### What is being asked
Find the string "this" in the entries and copy each line that has it.

### Given entries
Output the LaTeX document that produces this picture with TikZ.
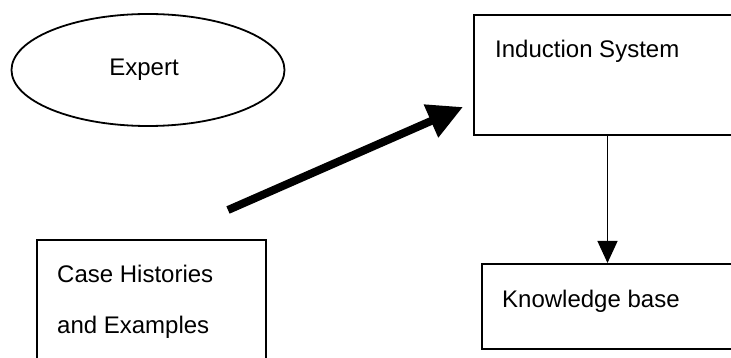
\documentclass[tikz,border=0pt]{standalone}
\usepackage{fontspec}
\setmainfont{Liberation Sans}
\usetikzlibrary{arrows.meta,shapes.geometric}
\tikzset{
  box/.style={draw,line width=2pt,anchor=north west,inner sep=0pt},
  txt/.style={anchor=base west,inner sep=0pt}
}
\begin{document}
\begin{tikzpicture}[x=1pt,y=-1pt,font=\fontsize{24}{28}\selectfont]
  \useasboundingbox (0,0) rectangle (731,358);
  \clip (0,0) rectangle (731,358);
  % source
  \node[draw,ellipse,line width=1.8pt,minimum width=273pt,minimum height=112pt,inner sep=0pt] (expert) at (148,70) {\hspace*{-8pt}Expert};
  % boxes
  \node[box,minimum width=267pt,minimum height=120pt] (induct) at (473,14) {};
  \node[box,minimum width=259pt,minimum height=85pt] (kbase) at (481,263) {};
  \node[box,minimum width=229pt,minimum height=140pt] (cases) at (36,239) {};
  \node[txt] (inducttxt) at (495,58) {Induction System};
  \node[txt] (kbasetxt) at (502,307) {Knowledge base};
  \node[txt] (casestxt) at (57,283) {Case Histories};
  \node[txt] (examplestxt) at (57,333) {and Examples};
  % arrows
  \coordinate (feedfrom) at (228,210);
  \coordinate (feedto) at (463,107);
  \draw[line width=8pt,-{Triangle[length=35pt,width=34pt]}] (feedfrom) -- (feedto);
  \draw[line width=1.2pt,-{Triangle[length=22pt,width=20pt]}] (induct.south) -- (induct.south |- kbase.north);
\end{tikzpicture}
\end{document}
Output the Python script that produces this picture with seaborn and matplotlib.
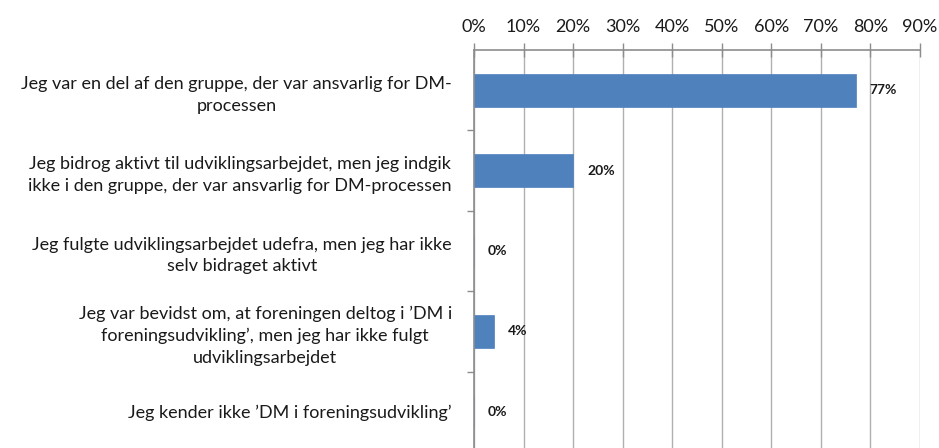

### The solution
Output the LaTeX document that produces this picture with TikZ.
Output the Python script that produces this picture with seaborn and matplotlib.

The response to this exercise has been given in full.